Author Type

Graduate Student

Date of Award

Spring 4-15-2026

Document Type

Thesis

Publication Status

Version of Record

Submission Date

May 2026

Department

History

College Granting Degree

Dorothy F. Schmidt College of Arts and Letters

Department Granting Degree

History

Degree Name

Master of Arts (MA)

Thesis/Dissertation Advisor [Chair]

Jason Sharples

Abstract

In 1778, the newly independent government of South Carolina broke with more than a century of precedent and disestablished the Church of England by enacting Article XXXVIII of its State Constitution.
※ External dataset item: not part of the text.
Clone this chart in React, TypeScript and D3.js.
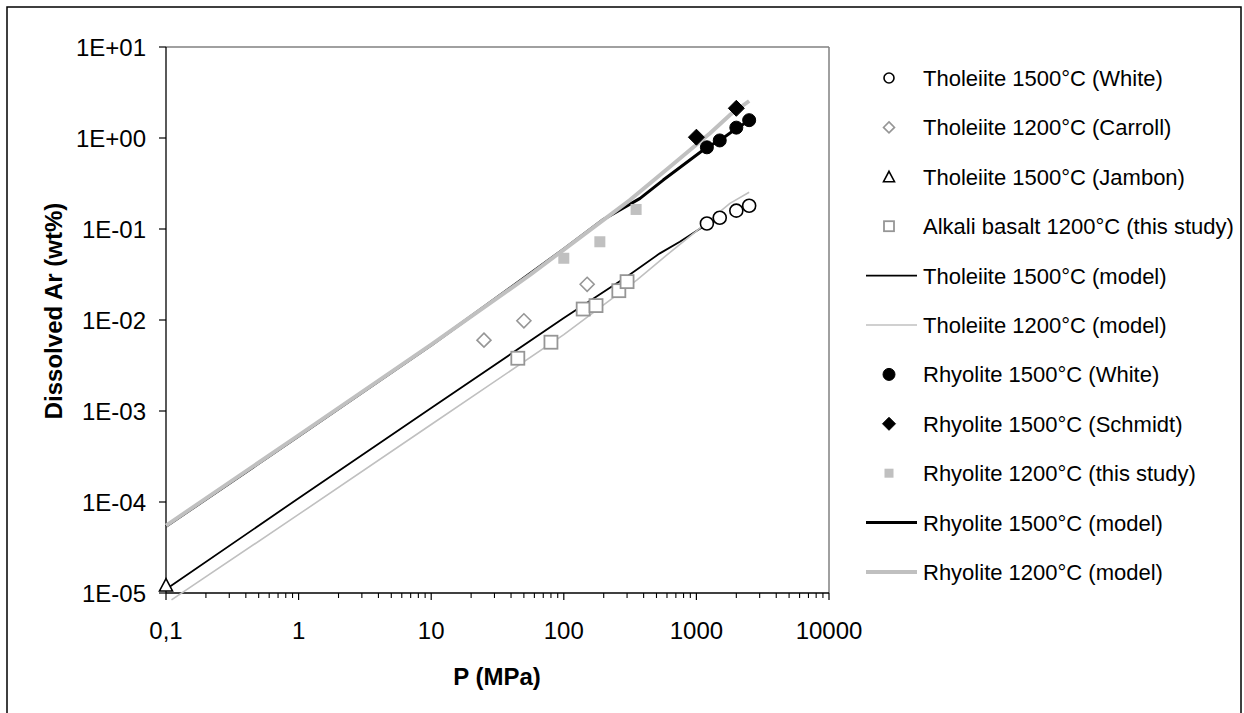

This thesis weaves together the interconnected stories of Patriots such as William Tennent, Christopher Gadsden, Charles Cotesworth Pinckney, Oliver Hart, Richard Furman, and William Henry Drayton, demonstrating how they converged on disestablishment. While the historiography has focused on one or another religious or political group, this thesis asserts that an array of South Carolinians from across the political spectrum coalesced around disestablishment as a pragmatic solution to a variety of individual grievances. This thesis uses sermons, newspapers, and letters, along with archival manuscripts such as a travel journal, diaries, and the personal notes of Oliver Hart, to demonstrate that South Carolina achieved religious disestablishment through a coalition of Anglicans and Dissenters, united in the political goal of securing independence.